--- Begin ---

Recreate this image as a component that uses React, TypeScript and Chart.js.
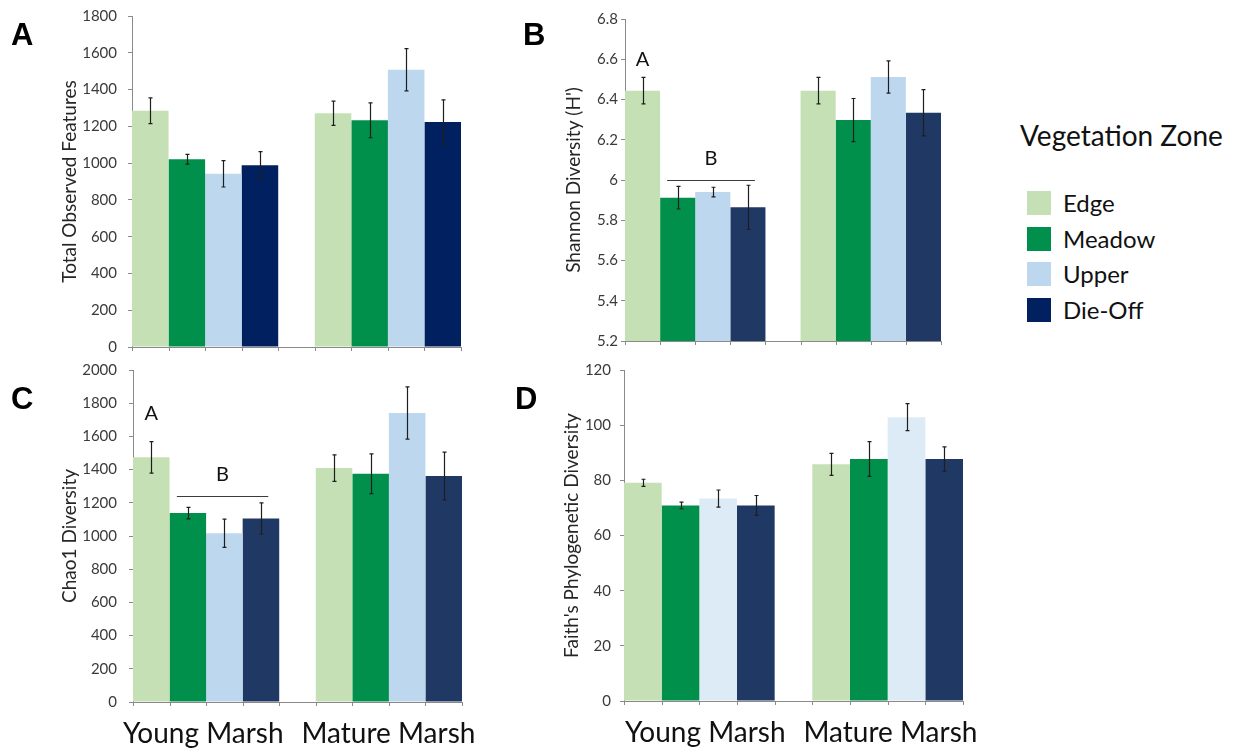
import React, { useEffect, useRef } from "react";
import { Chart, registerables } from "chart.js";

Chart.register(...registerables);

const FONT = "Lato, 'Open Sans', sans-serif";

const marshes = ["Young Marsh", "Mature Marsh"];
const zones = ["Edge", "Meadow", "Upper", "Die-Off"];

// Fill colours per zone (Edge, Meadow, Upper, Die-Off)
const legendColors = ["#C5E0B4", "#00904C", "#BDD7EE", "#002060"];
const observedColors = ["#C5E0B4", "#00904C", "#BDD7EE", "#002060"];
const shannonColors = ["#C5E0B4", "#00904C", "#BDD7EE", "#203864"];
const chaoColors = ["#C5E0B4", "#00904C", "#BDD7EE", "#203864"];
const faithColors = ["#C5E0B4", "#00904C", "#DDEBF7", "#203864"];

// Rows: Edge, Meadow, Upper, Die-Off. Columns: Young Marsh, Mature Marsh.
const observedMean = [
  [1285, 1271],
  [1021, 1233],
  [942, 1508],
  [988, 1223],
];
const observedSE = [
  [70, 66],
  [27, 95],
  [72, 115],
  [74, 121],
];

const shannonMean = [
  [6.444, 6.444],
  [5.912, 6.298],
  [5.94, 6.512],
  [5.864, 6.334],
];
const shannonSE = [
  [0.066, 0.066],
  [0.056, 0.107],
  [0.024, 0.08],
  [0.11, 0.115],
];

const chaoMean = [
  [1474, 1409],
  [1138, 1375],
  [1017, 1741],
  [1106, 1361],
];
const chaoSE = [
  [95, 80],
  [35, 120],
  [85, 157],
  [94, 144],
];

const faithMean = [
  [79.1, 85.8],
  [70.9, 87.7],
  [73.4, 102.9],
  [70.9, 87.7],
];
const faithSE = [
  [1.3, 4.0],
  [1.2, 6.3],
  [3.1, 4.9],
  [3.6, 4.4],
];

// Axis ranges: [min, max, step]
const observedAxis = [0, 1800, 200];
const shannonAxis = [5.2, 6.8, 0.2];
const chaoAxis = [0, 2000, 200];
const faithAxis = [0, 120, 20];

// Significance groupings within Young Marsh: letter over Edge, bracket over the rest
const shannonLetters = [
  { text: "A", value: 6.6 },
  { text: "B", value: 6.0 },
];
const chaoLetters = [
  { text: "A", value: 1740 },
  { text: "B", value: 1240 },
];

const AXIS_GREY = "#8a8a8a";
// Each marsh group holds four bars in a slot five bars wide; the axis runs
// from the first bar's left edge to the last bar's right edge.
const GROUP_SHARE = 0.8;
const X_MIN = -GROUP_SHARE / 2;
const X_MAX = marshes.length - 1 + GROUP_SHARE / 2;

const yOf = (d: any) => (typeof d === "number" ? d : d.y);

const errorBarPlugin = {
  id: "errorBars",
  afterDatasetsDraw(chart: any) {
    const y = chart.scales.y;
    const ctx = chart.ctx;
    ctx.save();
    ctx.strokeStyle = "#1e1e1e";
    ctx.lineWidth = 1.2;
    chart.data.datasets.forEach((ds: any, i: number) => {
      const meta = chart.getDatasetMeta(i);
      meta.data.forEach((bar: any, j: number) => {
        const v = yOf(ds.data[j]);
        const e = ds.errors[j];
        const top = y.getPixelForValue(v + e);
        const bot = y.getPixelForValue(v - e);
        const x = Math.round(bar.x) + 0.5;
        ctx.beginPath();
        ctx.moveTo(x, top);
        ctx.lineTo(x, bot);
        ctx.moveTo(x - 2, top);
        ctx.lineTo(x + 2, top);
        ctx.moveTo(x - 2, bot);
        ctx.lineTo(x + 2, bot);
        ctx.stroke();
      });
    });
    ctx.restore();
  },
};

// Small tick marks under the x axis at every bar edge
const barEdgeTicksPlugin = {
  id: "barEdgeTicks",
  afterDraw(chart: any) {
    const ctx = chart.ctx;
    const bottom = chart.chartArea.bottom;
    const xs = new Set<number>();
    chart.data.datasets.forEach((_ds: any, i: number) => {
      chart.getDatasetMeta(i).data.forEach((bar: any) => {
        xs.add(Math.round(bar.x - bar.width / 2));
        xs.add(Math.round(bar.x + bar.width / 2));
      });
    });
    ctx.save();
    ctx.strokeStyle = AXIS_GREY;
    ctx.lineWidth = 1;
    ctx.beginPath();
    xs.forEach((x) => {
      ctx.moveTo(x + 0.5, bottom);
      ctx.lineTo(x + 0.5, bottom + 4);
    });
    ctx.stroke();
    ctx.restore();
  },
};

const significancePlugin = {
  id: "significance",
  afterDraw(chart: any, _args: any, opts: any) {
    const letters = opts && opts.letters;
    if (!letters) return;
    const y = chart.scales.y;
    const ctx = chart.ctx;
    const edge = chart.getDatasetMeta(0).data[0];
    const meadow = chart.getDatasetMeta(1).data[0];
    const dieOff = chart.getDatasetMeta(3).data[0];
    ctx.save();
    ctx.fillStyle = "#111";
    ctx.font = `20px ${FONT}`;
    ctx.textAlign = "center";
    ctx.textBaseline = "middle";
    ctx.fillText(letters[0].text, edge.x, y.getPixelForValue(letters[0].value));
    const ly = Math.round(y.getPixelForValue(letters[1].value)) + 0.5;
    const x0 = meadow.x - meadow.width / 2 + meadow.width * 0.2;
    const x1 = dieOff.x + dieOff.width * 0.2;
    ctx.strokeStyle = "#3c3c3c";
    ctx.lineWidth = 1;
    ctx.beginPath();
    ctx.moveTo(x0, ly);
    ctx.lineTo(x1, ly);
    ctx.stroke();
    ctx.fillText(letters[1].text, (x0 + x1) / 2, ly - 22);
    ctx.restore();
  },
};

// Large marsh captions under the x axis
const marshCaptionPlugin = {
  id: "marshCaptions",
  afterDraw(chart: any, _args: any, opts: any) {
    if (!opts || !opts.show) return;
    const ctx = chart.ctx;
    const { left, right, bottom } = chart.chartArea;
    const mid = (left + right) / 2 + (opts.shift || 0);
    const labels = chart.data.labels;
    ctx.save();
    ctx.fillStyle = "#111";
    ctx.font = `28px ${FONT}`;
    ctx.textBaseline = "alphabetic";
    ctx.textAlign = "right";
    ctx.fillText(labels[0], mid - 9, bottom + 41);
    ctx.textAlign = "left";
    ctx.fillText(labels[1], mid + 9, bottom + 41);
    ctx.restore();
  },
};

type PanelProps = {
  left: number;
  top: number;
  width: number;
  height: number;
  pad: { left: number; top: number; right: number; bottom: number };
  axisWidth: number;
  tickPadding: number;
  title: string;
  means: number[][];
  errors: number[][];
  colors: string[];
  axis: number[];
  letters?: { text: string; value: number }[];
  captions?: boolean;
  captionShift?: number;
};

function Panel(p: PanelProps) {
  const ref = useRef<HTMLCanvasElement | null>(null);
  useEffect(() => {
    if (!ref.current) return;
    const [min, max, step] = p.axis;
    const chart = new Chart(ref.current, {
      type: "bar",
      data: {
        labels: marshes,
        datasets: zones.map((z, i) => ({
          label: z,
          data: p.means[i].map((v, j) => ({ x: j, y: v })),
          errors: p.errors[i],
          backgroundColor: p.colors[i],
          borderWidth: 0,
          categoryPercentage: GROUP_SHARE,
          barPercentage: 1,
        })) as any,
      },
      options: {
        responsive: false,
        animation: false,
        devicePixelRatio: 1,
        layout: { padding: p.pad },
        plugins: {
          legend: { display: false },
          tooltip: { enabled: false },
          significance: { letters: p.letters },
          marshCaptions: { show: !!p.captions, shift: p.captionShift || 0 },
        } as any,
        scales: {
          x: {
            type: "linear",
            min: X_MIN,
            max: X_MAX,
            offset: false,
            grid: { display: false },
            border: { display: true, color: AXIS_GREY, width: 1 },
            ticks: { display: false },
            afterBuildTicks: (s: any) => {
              s.ticks = marshes.map((_m, j) => ({ value: j }));
            },
            afterFit: (s: any) => {
              s.height = 6;
              s.paddingLeft = 0;
              s.paddingRight = 0;
            },
          },
          y: {
            type: "linear",
            min,
            max,
            grid: {
              drawOnChartArea: false,
              drawTicks: true,
              tickLength: 4,
              color: AXIS_GREY,
            },
            border: { display: true, color: AXIS_GREY, width: 1 },
            ticks: {
              stepSize: step,
              padding: p.tickPadding,
              color: "#3a3a3a",
              font: { family: FONT, size: 15 },
              callback: (v: any) => String(Number(Number(v).toFixed(2))),
            },
            title: {
              display: true,
              text: p.title,
              color: "#262626",
              font: { family: FONT, size: 19 },
              padding: 0,
            },
            afterFit: (s: any) => {
              s.width = p.axisWidth;
              // labels may overhang the plot area; the layout padding covers them
              s.paddingTop = 0;
              s.paddingBottom = 0;
            },
          },
        },
      } as any,
      plugins: [errorBarPlugin, barEdgeTicksPlugin, significancePlugin, marshCaptionPlugin],
    });
    return () => chart.destroy();
  }, []);
  return (
    <canvas
      ref={ref}
      width={p.width}
      height={p.height}
      style={{ position: "absolute", left: p.left, top: p.top, width: p.width, height: p.height }}
    />
  );
}

const letterStyle: React.CSSProperties = {
  position: "absolute",
  fontFamily: "'Liberation Sans', Arial, sans-serif",
  fontWeight: 700,
  fontSize: 31,
  lineHeight: "31px",
  color: "#000",
  margin: 0,
};

export default function App() {
  return (
    <div
      style={{
        position: "absolute",
        left: 0,
        top: 0,
        width: 1233,
        height: 750,
        background: "#fff",
        overflow: "hidden",
      }}
    >
      <Panel
        left={0}
        top={0}
        width={490}
        height={360}
        pad={{ left: 58, top: 16, right: 29, bottom: 7 }}
        axisWidth={74}
        tickPadding={11}
        title="Total Observed Features"
        means={observedMean}
        errors={observedSE}
        colors={observedColors}
        axis={observedAxis}
      />
      <Panel
        left={490}
        top={0}
        width={470}
        height={360}
        pad={{ left: 72, top: 19, right: 19, bottom: 13 }}
        axisWidth={63}
        tickPadding={3}
        title="Shannon Diversity (H')"
        means={shannonMean}
        errors={shannonSE}
        colors={shannonColors}
        axis={shannonAxis}
        letters={shannonLetters}
      />
      <Panel
        left={0}
        top={355}
        width={490}
        height={395}
        pad={{ left: 58, top: 15, right: 28, bottom: 42 }}
        axisWidth={75}
        tickPadding={12}
        title="Chao1 Diversity"
        means={chaoMean}
        errors={chaoSE}
        colors={chaoColors}
        axis={chaoAxis}
        letters={chaoLetters}
        captions
        captionShift={-5}
      />
      <Panel
        left={490}
        top={355}
        width={510}
        height={395}
        pad={{ left: 70, top: 15, right: 37, bottom: 43 }}
        axisWidth={64}
        tickPadding={9}
        title="Faith's Phylogenetic Diversity"
        means={faithMean}
        errors={faithSE}
        colors={faithColors}
        axis={faithAxis}
        captions
        captionShift={1}
      />

      <div style={{ ...letterStyle, left: 11, top: 19 }}>A</div>
      <div style={{ ...letterStyle, left: 523, top: 19 }}>B</div>
      <div style={{ ...letterStyle, left: 11, top: 383 }}>C</div>
      <div style={{ ...letterStyle, left: 515, top: 383 }}>D</div>

      <div
        style={{
          position: "absolute",
          left: 1020,
          top: 121,
          fontFamily: FONT,
          fontSize: 28,
          lineHeight: "28px",
          color: "#111",
          whiteSpace: "nowrap",
        }}
      >
        Vegetation Zone
      </div>
      {zones.map((z, i) => (
        <div
          key={z}
          style={{
            position: "absolute",
            left: 1027,
            top: 191 + i * 35.7,
            height: 24,
            display: "flex",
            alignItems: "center",
            whiteSpace: "nowrap",
          }}
        >
          <div style={{ width: 24, height: 24, background: legendColors[i] }} />
          <div
            style={{
              marginLeft: 12,
              fontFamily: FONT,
              fontSize: 24,
              lineHeight: "24px",
              color: "#111",
            }}
          >
            {z}
          </div>
        </div>
      ))}
    </div>
  );
}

--- End ---

**EXERCISE DESCRIPTION:**
Repeat, with no pictures, each line from the beginning of the data through the line containing "const yOf = (d: any)", inclusive.

**EXPECTED ANSWER:**
Recreate this image as a component that uses React, TypeScript and Chart.js.
import React, { useEffect, useRef } from "react";
import { Chart, registerables } from "chart.js";

Chart.register(...registerables);

const FONT = "Lato, 'Open Sans', sans-serif";

const marshes = ["Young Marsh", "Mature Marsh"];
const zones = ["Edge", "Meadow", "Upper", "Die-Off"];

// Fill colours per zone (Edge, Meadow, Upper, Die-Off)
const legendColors = ["#C5E0B4", "#00904C", "#BDD7EE", "#002060"];
const observedColors = ["#C5E0B4", "#00904C", "#BDD7EE", "#002060"];
const shannonColors = ["#C5E0B4", "#00904C", "#BDD7EE", "#203864"];
const chaoColors = ["#C5E0B4", "#00904C", "#BDD7EE", "#203864"];
const faithColors = ["#C5E0B4", "#00904C", "#DDEBF7", "#203864"];

// Rows: Edge, Meadow, Upper, Die-Off. Columns: Young Marsh, Mature Marsh.
const observedMean = [
  [1285, 1271],
  [1021, 1233],
  [942, 1508],
  [988, 1223],
];
const observedSE = [
  [70, 66],
  [27, 95],
  [72, 115],
  [74, 121],
];

const shannonMean = [
  [6.444, 6.444],
  [5.912, 6.298],
  [5.94, 6.512],
  [5.864, 6.334],
];
const shannonSE = [
  [0.066, 0.066],
  [0.056, 0.107],
  [0.024, 0.08],
  [0.11, 0.115],
];

const chaoMean = [
  [1474, 1409],
  [1138, 1375],
  [1017, 1741],
  [1106, 1361],
];
const chaoSE = [
  [95, 80],
  [35, 120],
  [85, 157],
  [94, 144],
];

const faithMean = [
  [79.1, 85.8],
  [70.9, 87.7],
  [73.4, 102.9],
  [70.9, 87.7],
];
const faithSE = [
  [1.3, 4.0],
  [1.2, 6.3],
  [3.1, 4.9],
  [3.6, 4.4],
];

// Axis ranges: [min, max, step]
const observedAxis = [0, 1800, 200];
const shannonAxis = [5.2, 6.8, 0.2];
const chaoAxis = [0, 2000, 200];
const faithAxis = [0, 120, 20];

// Significance groupings within Young Marsh: letter over Edge, bracket over the rest
const shannonLetters = [
  { text: "A", value: 6.6 },
  { text: "B", value: 6.0 },
];
const chaoLetters = [
  { text: "A", value: 1740 },
  { text: "B", value: 1240 },
];

const AXIS_GREY = "#8a8a8a";
// Each marsh group holds four bars in a slot five bars wide; the axis runs
// from the first bar's left edge to the last bar's right edge.
const GROUP_SHARE = 0.8;
const X_MIN = -GROUP_SHARE / 2;
const X_MAX = marshes.length - 1 + GROUP_SHARE / 2;

const yOf = (d: any) => (typeof d === "number" ? d : d.y);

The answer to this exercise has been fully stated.